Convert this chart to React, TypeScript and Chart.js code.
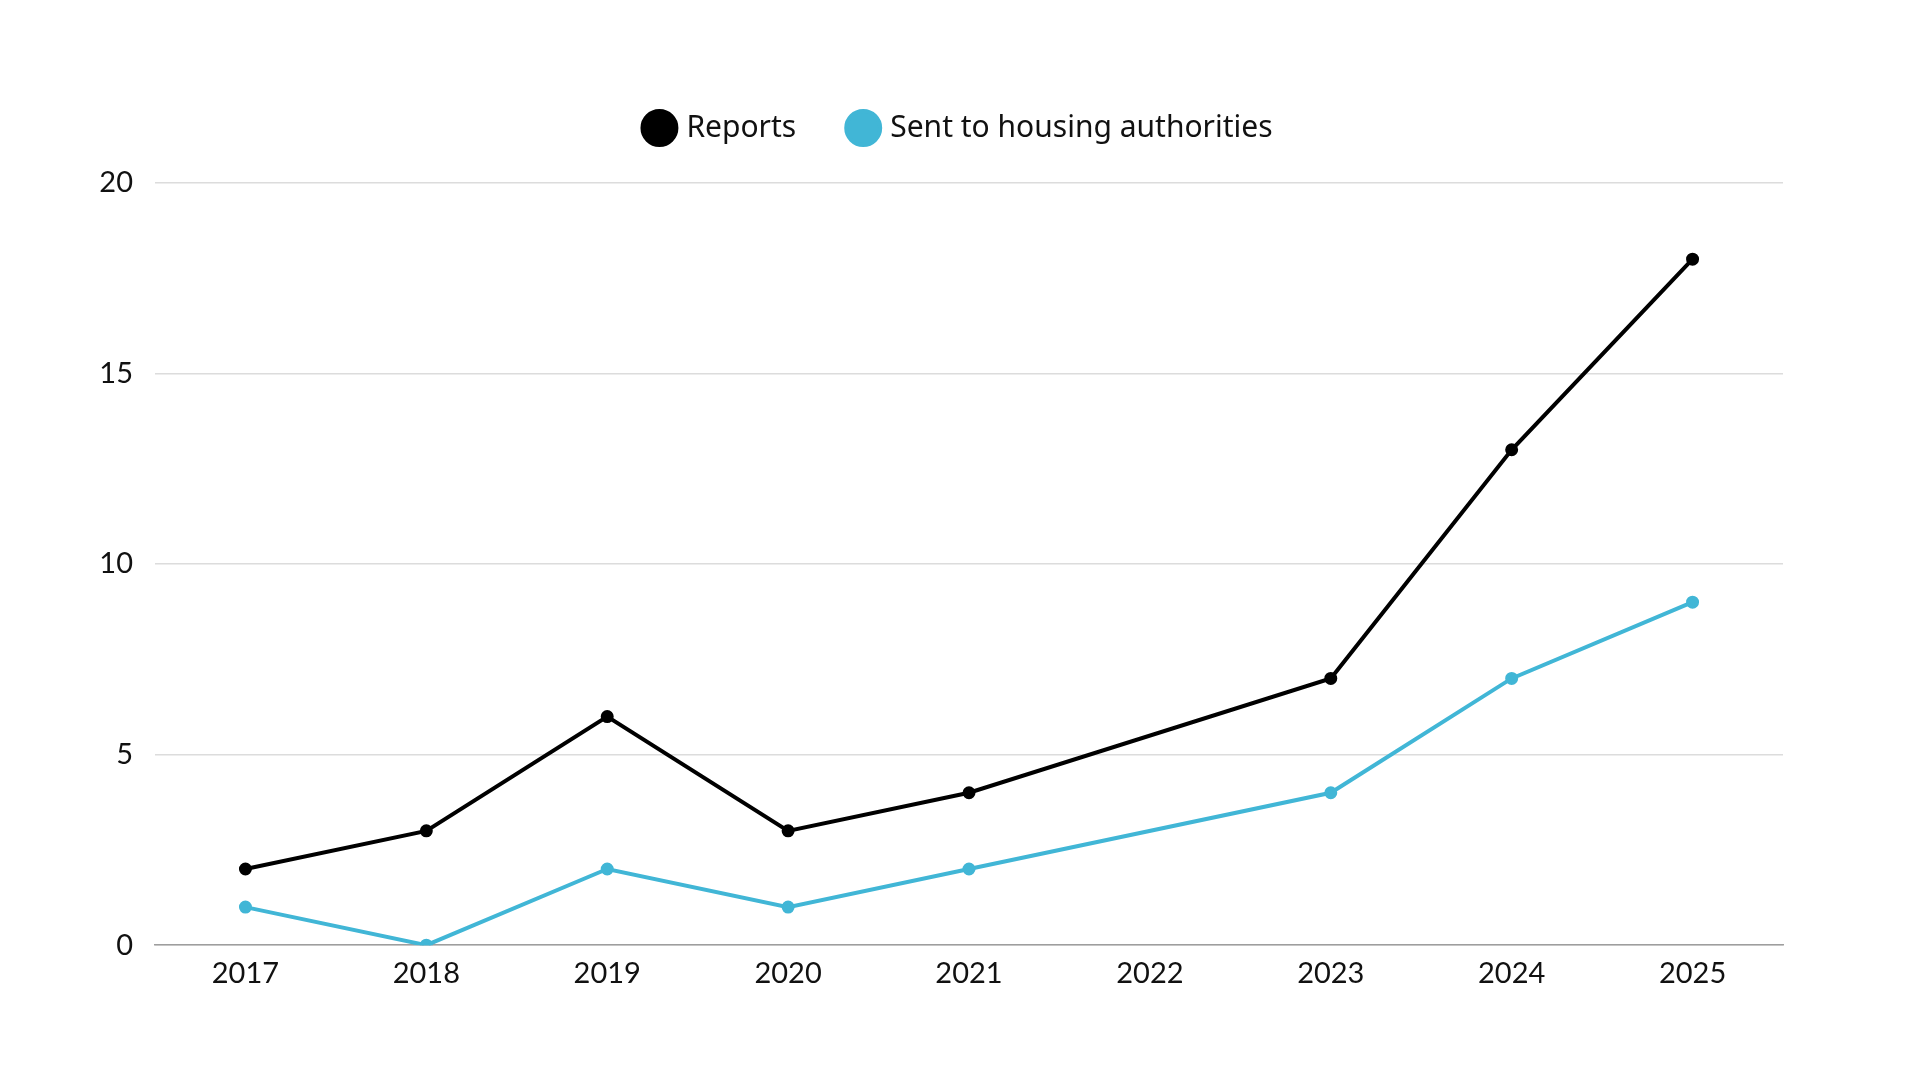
import React, { useEffect, useRef } from "react";
import { Chart, registerables } from "chart.js";

Chart.register(...registerables);

const years = ["2017", "2018", "2019", "2020", "2021", "2022", "2023", "2024", "2025"];
const reports = [2, 3, 6, 3, 4, null, 7, 13, 18];
const sentToHousing = [1, 0, 2, 1, 2, null, 4, 7, 9];
const seriesNames = ["Reports", "Sent to housing authorities"];
const seriesColors = ["#000000", "#41b6d6"];

export default function App() {
  const ref = useRef<HTMLCanvasElement>(null);
  useEffect(() => {
    if (!ref.current) return;
    const legendSpacer = {
      id: "legendSpacer",
      beforeInit(chart: any) {
        const orig = chart.legend.fit;
        chart.legend.fit = function () {
          orig.call(this);
          this.height = 125;
        };
      },
      afterLayout(chart: any) {
        const l = chart.legend;
        if (!l) return;
        l.left = 137;
        l.right = 1920 - 137;
        l.width = l.right - l.left;
        if (l.adjustHitBoxes) l.adjustHitBoxes();
      },
    };
    const chart = new Chart(ref.current, {
      type: "line",
      data: {
        labels: years,
        datasets: [
          {
            label: seriesNames[0],
            data: reports,
            borderColor: seriesColors[0],
            backgroundColor: seriesColors[0],
            borderWidth: 4,
            pointRadius: 4.5,
            pointHoverRadius: 4.5,
            spanGaps: true,
            tension: 0,
          },
          {
            label: seriesNames[1],
            data: sentToHousing,
            borderColor: seriesColors[1],
            backgroundColor: seriesColors[1],
            borderWidth: 4,
            pointRadius: 4.5,
            pointHoverRadius: 4.5,
            spanGaps: true,
            tension: 0,
          },
        ],
      },
      options: {
        animation: false,
        responsive: false,
        maintainAspectRatio: false,
        layout: { padding: { top: 58, right: 137, bottom: 78, left: 0 } },
        plugins: {
          legend: {
            position: "top",
            labels: {
              usePointStyle: true,
              pointStyle: "circle",
              boxWidth: 24,
              boxHeight: 24,
              padding: 55,
              color: "#111",
              font: { family: "'Noto Sans', sans-serif", size: 30 },
            },
          },
          tooltip: { enabled: false },
        },
        scales: {
          x: {
            offset: true,
            grid: { display: false, drawTicks: false },
            border: { display: true, color: "#9e9e9e", width: 1.5 },
            ticks: {
              color: "#111",
              padding: 11,
              font: { family: "Lato, sans-serif", size: 29 },
              maxRotation: 0,
            },
          },
          y: {
            min: 0,
            max: 20,
            afterFit(scale: any) {
              scale.width = 155;
            },
            grid: { color: "#dcdcdc", lineWidth: 1.5, drawTicks: false },
            border: { display: false },
            ticks: {
              stepSize: 5,
              color: "#111",
              padding: 22,
              font: { family: "Lato, sans-serif", size: 29 },
            },
          },
        },
      },
      plugins: [legendSpacer],
    });
    return () => chart.destroy();
  }, []);
  return (
    <div style={{ position: "absolute", left: 0, top: 0, width: 1920, height: 1080, background: "#fff" }}>
      <canvas ref={ref} width={1920} height={1080} style={{ width: 1920, height: 1080 }} />
    </div>
  );
}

- - -

▸ **The request**:
Pictures stay out. Repeat only the lines from the beginning of the data through the line that has "Chart.register(...registerables);".

▸ **Task solution**:
Convert this chart to React, TypeScript and Chart.js code.
import React, { useEffect, useRef } from "react";
import { Chart, registerables } from "chart.js";

Chart.register(...registerables);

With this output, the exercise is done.